The iperf3 command is a powerful tool for measuring network bandwidth and throughput. It allows you to assess the maximum achievable data transfer rate between two systems. Open a terminal and follow these steps:

  1. Start an iperf3 server on one system using the following command:

    iperf3 -s

    This command starts the server, waiting for connections.

  2. On another system, run the following command to start the iperf3 client and measure the bandwidth between the two systems:

    iperf3 -c <server_ip>

    Replace <server_ip> with the IP address of the system running the iperf3 server. The client will connect to the server and perform bandwidth measurements, displaying the results, including the achieved bandwidth and throughput.

These commands provide you with essential tools to check for high latency and measure network bandwidth. By using ping, mtr, and iperf3, you can gather valuable information about latency, packet loss, and network performance.

Other Details to Consider

  • Identifying Latency Causes: High latency can be caused by various factors, including network congestion, long network routes, faulty network equipment, or misconfigured network settings. It is important to investigate the underlying causes of high latency to address the issue effectively.
  • Troubleshooting Strategies: When troubleshooting high latency, consider the following steps:
    • Check for network congestion by monitoring network utilization and identifying bandwidth-intensive applications or processes.
    • Analyze network routing to identify any bottlenecks or inefficient paths.
    • Ensure that network equipment, such as routers and switches, is functioning correctly and has up-to-date firmware.
    • Verify network configurations, such as Quality of Service (QoS) settings, to prioritize critical traffic and minimize latency.
  • Collaborative Network Monitoring: Utilize network monitoring tools, such as Nagios, Zabbix, or Wireshark, to continuously monitor network performance, detect anomalies, and identify latency issues. These tools can provide detailed insights into network behavior and help in proactive troubleshooting and optimization.

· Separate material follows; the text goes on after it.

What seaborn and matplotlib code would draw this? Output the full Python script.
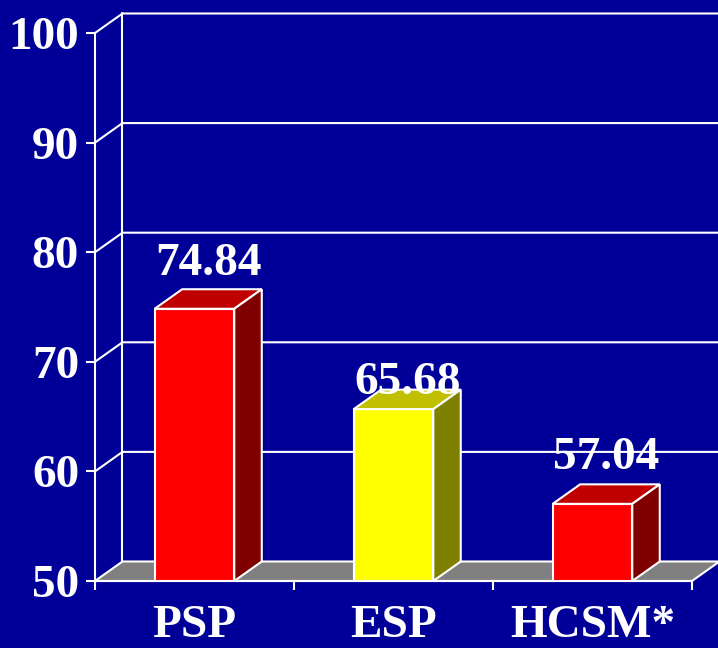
"""Three-bar pseudo-3D chart in old-style slide colours."""

import matplotlib

matplotlib.use("Agg")
import matplotlib.pyplot as plt
import pandas as pd
import seaborn as sns
from matplotlib.patches import Polygon


groups = ["PSP", "ESP", "HCSM*"]
scores = [74.84, 65.68, 57.04]
y_ticks = [50, 60, 70, 80, 90, 100]

front_colors = ["#FF0000", "#FFFF00", "#FF0000"]
top_colors = ["#C00000", "#C0C000", "#C00000"]
side_colors = ["#800000", "#808000", "#800000"]

# how far above each bar top its label's baseline sits (data units)
label_lift = [3.1, 1.4, 3.2]

BG = "#000099"
LINE = "white"
LW = 1.5
DX, DY = 0.138, 1.78  # depth of the 3D effect, in data units
FS = 34


sns.set_theme(style="white")
plt.rcParams["font.family"] = ["Liberation Serif", "DejaVu Serif"]
plt.rcParams["font.weight"] = "bold"

fig = plt.figure(figsize=(7.18, 6.48), dpi=100, facecolor=BG)
ax = fig.add_axes([95 / 718, 67 / 648, 597 / 718, 548 / 648])
ax.set_facecolor(BG)

df = pd.DataFrame({"group": groups, "score": scores})
sns.barplot(
    data=df,
    x="group",
    y="score",
    hue="group",
    palette=front_colors,
    saturation=1,
    width=0.4,
    edgecolor=LINE,
    linewidth=LW,
    legend=False,
    ax=ax,
    zorder=3,
)

x_lo, x_hi = -0.5, len(groups) - 0.5
y_lo, y_hi = y_ticks[0], y_ticks[-1]
ax.set_xlim(x_lo, x_hi)
ax.set_ylim(y_lo, y_hi)

# ─── walls and floor ───────────────────────────────────────────────────────
for t in y_ticks[1:]:
    ax.plot([x_lo, x_lo + DX, x_hi + DX], [t, t + DY, t + DY],
            color=LINE, lw=LW, clip_on=False, zorder=1)
ax.plot([x_lo + DX, x_lo + DX], [y_lo + DY, y_hi + DY],
        color=LINE, lw=LW, clip_on=False, zorder=1)
floor = Polygon(
    [(x_lo, y_lo), (x_hi, y_lo), (x_hi + DX, y_lo + DY), (x_lo + DX, y_lo + DY)],
    closed=True, facecolor="#808080", edgecolor=LINE, lw=LW,
    clip_on=False, zorder=1.5,
)
ax.add_patch(floor)

# ─── bar tops and sides ────────────────────────────────────────────────────
bars = sorted([p for p in ax.patches if p is not floor], key=lambda p: p.get_x())
for i, bar in enumerate(bars):
    x0 = bar.get_x()
    x1 = x0 + bar.get_width()
    v = bar.get_y() + bar.get_height()
    top = Polygon([(x0, v), (x1, v), (x1 + DX, v + DY), (x0 + DX, v + DY)],
                  closed=True, facecolor=top_colors[i], edgecolor=LINE, lw=LW,
                  clip_on=False, zorder=4)
    side = Polygon([(x1, y_lo), (x1, v), (x1 + DX, v + DY), (x1 + DX, y_lo + DY)],
                   closed=True, facecolor=side_colors[i], edgecolor=LINE, lw=LW,
                   clip_on=False, zorder=4)
    ax.add_patch(top)
    ax.add_patch(side)
    ax.text((x0 + x1) / 2 + DX / 2, v + label_lift[i], f"{v:.2f}",
            ha="center", va="baseline", fontsize=FS, color="white",
            fontweight="bold", zorder=6)

# ─── axes ──────────────────────────────────────────────────────────────────
for s in ["top", "right"]:
    ax.spines[s].set_visible(False)
for s in ["left", "bottom"]:
    ax.spines[s].set_color(LINE)
    ax.spines[s].set_linewidth(LW)
    ax.spines[s].set_zorder(5)

ax.set_yticks(y_ticks)
ax.set_xticks(range(len(groups)))
ax.set_xticklabels(groups)
ax.set_xticks([x_lo + k for k in range(len(groups) + 1)], minor=True)
ax.tick_params(axis="y", direction="out", length=6.5, width=LW, color=LINE,
               labelcolor="white", labelsize=FS, pad=5, left=True)
ax.tick_params(axis="x", which="major", length=0, labelcolor="white",
               labelsize=FS, pad=17)
ax.tick_params(axis="x", which="minor", direction="out", length=6.5,
               width=LW, color=LINE, bottom=True)
ax.set_xlabel("")
ax.set_ylabel("")

fig.savefig("out.png", dpi=100, facecolor=BG)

In this guide, we explored the topic of analyzing and troubleshooting network resource issues related to bandwidth limitations and high latency in Linux environments. We discussed the concepts of bandwidth and latency, their significance in network performance, and how to check for high latency using commands like ping -c, mtr, and iperf3. Additionally, we highlighted the importance of identifying latency causes and implementing appropriate troubleshooting strategies to address high latency effectively.